### Required task
Without the pictures, set down every line of the data exactly.

### Collected data
>>>

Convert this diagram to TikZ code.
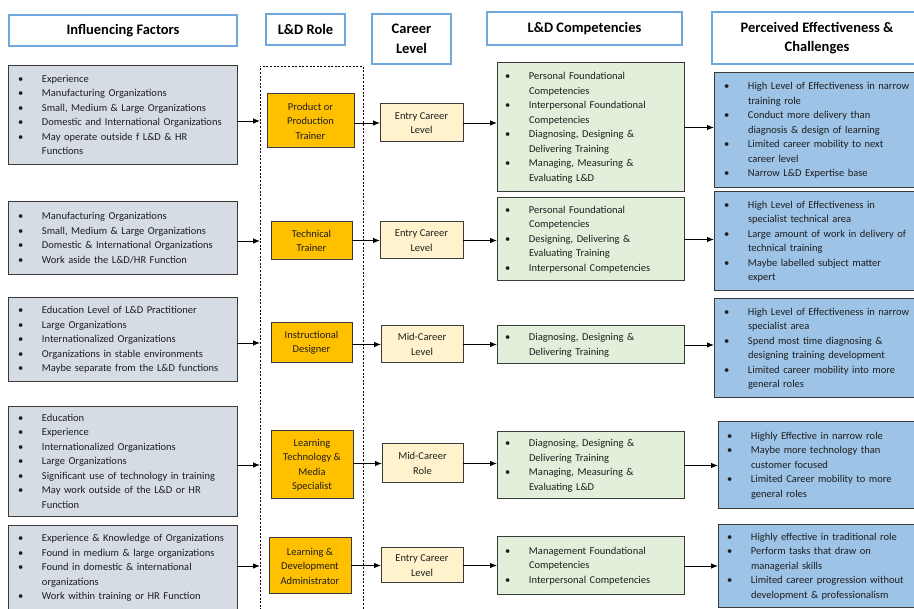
\documentclass[tikz,border=0pt]{standalone}
\usepackage{fontspec}
\setmainfont{Carlito}
\usetikzlibrary{arrows.meta}
\definecolor{facfill}{HTML}{D6DCE4}
\definecolor{rolefill}{HTML}{FFC000}
\definecolor{carfill}{HTML}{FFF2CC}
\definecolor{compfill}{HTML}{E2EFDA}
\definecolor{efffill}{HTML}{9DC3E6}
\definecolor{hdrline}{HTML}{6FA8DC}
\definecolor{boxline}{HTML}{3A3A3A}
\definecolor{txt}{HTML}{1E1E1E}
\setlength\parindent{0pt}
\newcommand\bl[1]{\noindent\begin{tabular}{@{}p{24pt}@{}l@{}}#1\end{tabular}}
\newcommand\bu{\textbullet}
\begin{document}
\begin{tikzpicture}[x=1pt,y=-1pt,
  every node/.style={inner sep=0pt, outer sep=0pt, text=txt},
  hdr/.style={draw=hdrline, line width=1.3pt, fill=white, anchor=north west, align=center,
    font=\fontsize{14.5}{19.5}\selectfont\bfseries, text=black},
  box/.style={draw=boxline, line width=1pt, anchor=north west, font=\fontsize{10.5}{14.5}\selectfont},
  fac/.style={box, fill=facfill, text width=209pt, inner xsep=10pt, align=left},
  comp/.style={box, fill=compfill, text width=171pt, inner xsep=8pt, align=left},
  eff/.style={box, fill=efffill, text width=188pt, inner xsep=10pt, align=left},
  role/.style={box, fill=rolefill, align=center},
  car/.style={box, fill=carfill, align=center},
  frame/.style={draw=black, line width=0.8pt, dash pattern=on 2pt off 1.6pt, anchor=north west},
  arr/.style={-{Latex[length=7pt,width=5.5pt]}, line width=0.9pt, black}
]
\useasboundingbox (0,0) rectangle (914,609);
\clip (0,0) rectangle (914,609);

% headers
\node[hdr, minimum width=228pt, minimum height=31pt] (h1) at (9,15) {Influencing Factors};
\node[hdr, minimum width=79pt, minimum height=31pt] (h2) at (266,14) {L\&D Role};
\node[hdr, minimum width=79pt, minimum height=50pt] (h3) at (372,14) {Career\\Level};
\node[hdr, minimum width=195pt, minimum height=33pt] (h4) at (487,12) {L\&D Competencies};
\node[hdr, minimum width=210pt, minimum height=52pt] (h5) at (712,12) {Perceived Effectiveness \&\\Challenges};

% dotted frame around roles
\node[frame, minimum width=103pt, minimum height=580pt] (fr) at (260,66) {};

% row 1
\node[fac, minimum height=99pt] (f1) at (8,66) {\bl{%
\bu & Experience\\
\bu & Manufacturing Organizations\\
\bu & Small, Medium \& Large Organizations\\
\bu & Domestic and International Organizations\\
\bu & May operate outside f L\&D \& HR\\
 & Functions}};
\node[role, minimum width=87pt, minimum height=54pt] (r1) at (267,94) {Product or\\Production\\Trainer};
\node[car, minimum width=83pt, minimum height=38pt] (c1) at (380,104) {Entry Career\\Level};
\node[comp, minimum height=129pt] (m1) at (497,63) {\bl{%
\bu & Personal Foundational\\
 & Competencies\\
\bu & Interpersonal Foundational\\
 & Competencies\\
\bu & Diagnosing, Designing \&\\
 & Delivering Training\\
\bu & Managing, Measuring \&\\
 & Evaluating L\&D}};
\node[eff, minimum height=115pt] (e1) at (714,73) {\bl{%
\bu & High Level of Effectiveness in narrow\\
 & training role\\
\bu & Conduct more delivery than\\
 & diagnosis \& design of learning\\
\bu & Limited career mobility to next\\
 & career level\\
\bu & Narrow L\&D Expertise base}};

% row 2
\node[fac, minimum height=73pt] (f2) at (8,202) {\bl{%
\bu & Manufacturing Organizations\\
\bu & Small, Medium \& Large Organizations\\
\bu & Domestic \& International Organizations\\
\bu & Work aside the L\&D/HR Function}};
\node[role, minimum width=81pt, minimum height=38pt] (r2) at (271,222) {Technical\\Trainer};
\node[car, minimum width=83pt, minimum height=37pt] (c2) at (380,222) {Entry Career\\Level};
\node[comp, minimum height=83pt] (m2) at (497,198) {\bl{%
\bu & Personal Foundational\\
 & Competencies\\
\bu & Designing, Delivering \&\\
 & Evaluating Training\\
\bu & Interpersonal Competencies}};
\node[eff, minimum height=99pt] (e2) at (714,192) {\bl{%
\bu & High Level of Effectiveness in\\
 & specialist technical area\\
\bu & Large amount of work in delivery of\\
 & technical training\\
\bu & Maybe labelled subject matter\\
 & expert}};

% row 3
\node[fac, minimum height=84pt] (f3) at (8,298) {\bl{%
\bu & Education Level of L\&D Practitioner\\
\bu & Large Organizations\\
\bu & Internationalized Organizations\\
\bu & Organizations in stable environments\\
\bu & Maybe separate from the L\&D functions}};
\node[role, minimum width=81pt, minimum height=40pt] (r3) at (271,323) {Instructional\\Designer};
\node[car, minimum width=82pt, minimum height=37pt] (c3) at (381,326) {Mid-Career\\Level};
\node[comp, minimum height=38pt] (m3) at (497,326) {\bl{%
\bu & Diagnosing, Designing \&\\
 & Delivering Training}};
\node[eff, minimum height=99pt] (e3) at (714,299) {\bl{%
\bu & High Level of Effectiveness in narrow\\
 & specialist area\\
\bu & Spend most time diagnosing \&\\
 & designing training development\\
\bu & Limited career mobility into more\\
 & general roles}};

% row 4
\node[fac, minimum height=110pt] (f4) at (8,407) {\bl{%
\bu & Education\\
\bu & Experience\\
\bu & Internationalized Organizations\\
\bu & Large Organizations\\
\bu & Significant use of technology in training\\
\bu & May work outside of the L\&D or HR\\
 & Function}};
\node[role, minimum width=82pt, minimum height=68pt] (r4) at (271,431) {Learning\\Technology \&\\Media\\Specialist};
\node[car, minimum width=81pt, minimum height=39pt] (c4) at (382,444) {Mid-Career\\Role};
\node[comp, minimum height=67pt] (m4) at (497,432) {\bl{%
\bu & Diagnosing, Designing \&\\
 & Delivering Training\\
\bu & Managing, Measuring \&\\
 & Evaluating L\&D}};
\node[eff, inner xsep=9pt, minimum height=87pt] (e4) at (718,422) {\bl{%
\bu & Highly Effective in narrow role\\
\bu & Maybe more technology than\\
 & customer focused\\
\bu & Limited Career mobility to more\\
 & general roles}};

% row 5
\node[fac, minimum height=84pt] (f5) at (8,526) {\bl{%
\bu & Experience \& Knowledge of Organizations\\
\bu & Found in medium \& large organizations\\
\bu & Found in domestic \& international\\
 & organizations\\
\bu & Work within training or HR Function}};
\node[role, minimum width=82pt, minimum height=56pt] (r5) at (269,538) {Learning \&\\Development\\Administrator};
\node[car, minimum width=82pt, minimum height=35pt] (c5) at (381,548) {Entry Career\\Level};
\node[comp, minimum height=58pt] (m5) at (497,537) {\bl{%
\bu & Management Foundational\\
 & Competencies\\
\bu & Interpersonal Competencies}};
\node[eff, inner xsep=9pt, minimum height=83pt] (e5) at (718,525) {\bl{%
\bu & Highly effective in traditional role\\
\bu & Perform tasks that draw on\\
 & managerial skills\\
\bu & Limited career progression without\\
 & development \& professionalism}};

% connectors
\foreach \i in {1,...,5}{
  \draw[arr] (f\i.east |- r\i.center) -- (fr.west |- r\i.center);
  \draw[arr] (r\i.east |- c\i.center) -- (c\i.west);
  \draw[arr] (c\i.east) -- (m\i.west |- c\i.center);
  \draw[arr] (m\i.east) -- (e\i.west |- m\i.center);
}
\end{tikzpicture}
\end{document}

<<<

### Answer to the task
Convert this diagram to TikZ code.
\documentclass[tikz,border=0pt]{standalone}
\usepackage{fontspec}
\setmainfont{Carlito}
\usetikzlibrary{arrows.meta}
\definecolor{facfill}{HTML}{D6DCE4}
\definecolor{rolefill}{HTML}{FFC000}
\definecolor{carfill}{HTML}{FFF2CC}
\definecolor{compfill}{HTML}{E2EFDA}
\definecolor{efffill}{HTML}{9DC3E6}
\definecolor{hdrline}{HTML}{6FA8DC}
\definecolor{boxline}{HTML}{3A3A3A}
\definecolor{txt}{HTML}{1E1E1E}
\setlength\parindent{0pt}
\newcommand\bl[1]{\noindent\begin{tabular}{@{}p{24pt}@{}l@{}}#1\end{tabular}}
\newcommand\bu{\textbullet}
\begin{document}
\begin{tikzpicture}[x=1pt,y=-1pt,
  every node/.style={inner sep=0pt, outer sep=0pt, text=txt},
  hdr/.style={draw=hdrline, line width=1.3pt, fill=white, anchor=north west, align=center,
    font=\fontsize{14.5}{19.5}\selectfont\bfseries, text=black},
  box/.style={draw=boxline, line width=1pt, anchor=north west, font=\fontsize{10.5}{14.5}\selectfont},
  fac/.style={box, fill=facfill, text width=209pt, inner xsep=10pt, align=left},
  comp/.style={box, fill=compfill, text width=171pt, inner xsep=8pt, align=left},
  eff/.style={box, fill=efffill, text width=188pt, inner xsep=10pt, align=left},
  role/.style={box, fill=rolefill, align=center},
  car/.style={box, fill=carfill, align=center},
  frame/.style={draw=black, line width=0.8pt, dash pattern=on 2pt off 1.6pt, anchor=north west},
  arr/.style={-{Latex[length=7pt,width=5.5pt]}, line width=0.9pt, black}
]
\useasboundingbox (0,0) rectangle (914,609);
\clip (0,0) rectangle (914,609);

% headers
\node[hdr, minimum width=228pt, minimum height=31pt] (h1) at (9,15) {Influencing Factors};
\node[hdr, minimum width=79pt, minimum height=31pt] (h2) at (266,14) {L\&D Role};
\node[hdr, minimum width=79pt, minimum height=50pt] (h3) at (372,14) {Career\\Level};
\node[hdr, minimum width=195pt, minimum height=33pt] (h4) at (487,12) {L\&D Competencies};
\node[hdr, minimum width=210pt, minimum height=52pt] (h5) at (712,12) {Perceived Effectiveness \&\\Challenges};

% dotted frame around roles
\node[frame, minimum width=103pt, minimum height=580pt] (fr) at (260,66) {};

% row 1
\node[fac, minimum height=99pt] (f1) at (8,66) {\bl{%
\bu & Experience\\
\bu & Manufacturing Organizations\\
\bu & Small, Medium \& Large Organizations\\
\bu & Domestic and International Organizations\\
\bu & May operate outside f L\&D \& HR\\
 & Functions}};
\node[role, minimum width=87pt, minimum height=54pt] (r1) at (267,94) {Product or\\Production\\Trainer};
\node[car, minimum width=83pt, minimum height=38pt] (c1) at (380,104) {Entry Career\\Level};
\node[comp, minimum height=129pt] (m1) at (497,63) {\bl{%
\bu & Personal Foundational\\
 & Competencies\\
\bu & Interpersonal Foundational\\
 & Competencies\\
\bu & Diagnosing, Designing \&\\
 & Delivering Training\\
\bu & Managing, Measuring \&\\
 & Evaluating L\&D}};
\node[eff, minimum height=115pt] (e1) at (714,73) {\bl{%
\bu & High Level of Effectiveness in narrow\\
 & training role\\
\bu & Conduct more delivery than\\
 & diagnosis \& design of learning\\
\bu & Limited career mobility to next\\
 & career level\\
\bu & Narrow L\&D Expertise base}};

% row 2
\node[fac, minimum height=73pt] (f2) at (8,202) {\bl{%
\bu & Manufacturing Organizations\\
\bu & Small, Medium \& Large Organizations\\
\bu & Domestic \& International Organizations\\
\bu & Work aside the L\&D/HR Function}};
\node[role, minimum width=81pt, minimum height=38pt] (r2) at (271,222) {Technical\\Trainer};
\node[car, minimum width=83pt, minimum height=37pt] (c2) at (380,222) {Entry Career\\Level};
\node[comp, minimum height=83pt] (m2) at (497,198) {\bl{%
\bu & Personal Foundational\\
 & Competencies\\
\bu & Designing, Delivering \&\\
 & Evaluating Training\\
\bu & Interpersonal Competencies}};
\node[eff, minimum height=99pt] (e2) at (714,192) {\bl{%
\bu & High Level of Effectiveness in\\
 & specialist technical area\\
\bu & Large amount of work in delivery of\\
 & technical training\\
\bu & Maybe labelled subject matter\\
 & expert}};

% row 3
\node[fac, minimum height=84pt] (f3) at (8,298) {\bl{%
\bu & Education Level of L\&D Practitioner\\
\bu & Large Organizations\\
\bu & Internationalized Organizations\\
\bu & Organizations in stable environments\\
\bu & Maybe separate from the L\&D functions}};
\node[role, minimum width=81pt, minimum height=40pt] (r3) at (271,323) {Instructional\\Designer};
\node[car, minimum width=82pt, minimum height=37pt] (c3) at (381,326) {Mid-Career\\Level};
\node[comp, minimum height=38pt] (m3) at (497,326) {\bl{%
\bu & Diagnosing, Designing \&\\
 & Delivering Training}};
\node[eff, minimum height=99pt] (e3) at (714,299) {\bl{%
\bu & High Level of Effectiveness in narrow\\
 & specialist area\\
\bu & Spend most time diagnosing \&\\
 & designing training development\\
\bu & Limited career mobility into more\\
 & general roles}};

% row 4
\node[fac, minimum height=110pt] (f4) at (8,407) {\bl{%
\bu & Education\\
\bu & Experience\\
\bu & Internationalized Organizations\\
\bu & Large Organizations\\
\bu & Significant use of technology in training\\
\bu & May work outside of the L\&D or HR\\
 & Function}};
\node[role, minimum width=82pt, minimum height=68pt] (r4) at (271,431) {Learning\\Technology \&\\Media\\Specialist};
\node[car, minimum width=81pt, minimum height=39pt] (c4) at (382,444) {Mid-Career\\Role};
\node[comp, minimum height=67pt] (m4) at (497,432) {\bl{%
\bu & Diagnosing, Designing \&\\
 & Delivering Training\\
\bu & Managing, Measuring \&\\
 & Evaluating L\&D}};
\node[eff, inner xsep=9pt, minimum height=87pt] (e4) at (718,422) {\bl{%
\bu & Highly Effective in narrow role\\
\bu & Maybe more technology than\\
 & customer focused\\
\bu & Limited Career mobility to more\\
 & general roles}};

% row 5
\node[fac, minimum height=84pt] (f5) at (8,526) {\bl{%
\bu & Experience \& Knowledge of Organizations\\
\bu & Found in medium \& large organizations\\
\bu & Found in domestic \& international\\
 & organizations\\
\bu & Work within training or HR Function}};
\node[role, minimum width=82pt, minimum height=56pt] (r5) at (269,538) {Learning \&\\Development\\Administrator};
\node[car, minimum width=82pt, minimum height=35pt] (c5) at (381,548) {Entry Career\\Level};
\node[comp, minimum height=58pt] (m5) at (497,537) {\bl{%
\bu & Management Foundational\\
 & Competencies\\
\bu & Interpersonal Competencies}};
\node[eff, inner xsep=9pt, minimum height=83pt] (e5) at (718,525) {\bl{%
\bu & Highly effective in traditional role\\
\bu & Perform tasks that draw on\\
 & managerial skills\\
\bu & Limited career progression without\\
 & development \& professionalism}};

% connectors
\foreach \i in {1,...,5}{
  \draw[arr] (f\i.east |- r\i.center) -- (fr.west |- r\i.center);
  \draw[arr] (r\i.east |- c\i.center) -- (c\i.west);
  \draw[arr] (c\i.east) -- (m\i.west |- c\i.center);
  \draw[arr] (m\i.east) -- (e\i.west |- m\i.center);
}
\end{tikzpicture}
\end{document}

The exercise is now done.